DSC Statement on the latest #AssaultAt, this time in Florida

For Immediate Release

Contact:

Tafari Melisizwe, Communications Coordinator

Tafari@dignityinschools.org | www.sdignityschool.wpengine.com

DSC Statement on the latest #AssaultAt, this time in Florida

#AssaultAtLibertyHS

#FireEthanFournier

New York, NY — We hope that Taylor Bracey, the 16 year-old Osceola County, FL junior assaulted by a school resource officer in the recently-surfaced video, and her family are doing well. 

The Dignity in Schools Campaign strongly condemns the brutal action and behavior of Ethan Fourneir and supports the call from the family for him to be fired, but we’re not going to center him so much in this statement. While individual action is certainly an agent of and often protected by institutional racism, he is but an expression — a dangerous and violent one —  of a larger, centuries old problem of anti-black, state-sponsored violence against Black children. Black children and the communities they come from nationwide continue to be the most policed and the least safe. Students are always facing the threat of violence from armed and unarmed law enforcement in their schools, including fatal and possibly life-threatening injuries, as we see from the released video.  What is safety when armed law enforcement officers patrol our school halls and knowingly harm students with excessive force? What is accountability when the reprimand for body-slamming a child is paid administrative leave? What is safety when schools can call the police and have them show up at your door during the school day?

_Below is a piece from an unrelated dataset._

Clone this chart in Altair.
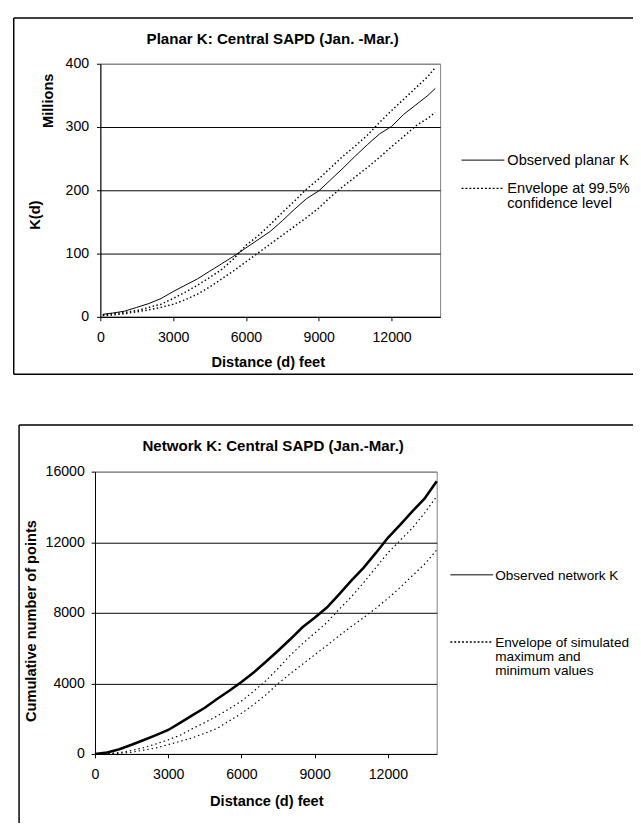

If this illuminates anything, hopefully, it grounds our work (again) in the fact that lasting change always happens at the local level. Students, no matter who occupies 1600 Pennsylvania Avenue, have been brutalized, assaulted, tazed, knocked unconscious, dragged across the floor, mentally terrorized and subjected to unwanted sexual advances by police officers, School Resource Officers (SROs) and security guards. Students come to school to learn, not to traverse metal detectors, or face under-paid teachers who are afraid of them, or militarized police having ‘a rough day’ at the office.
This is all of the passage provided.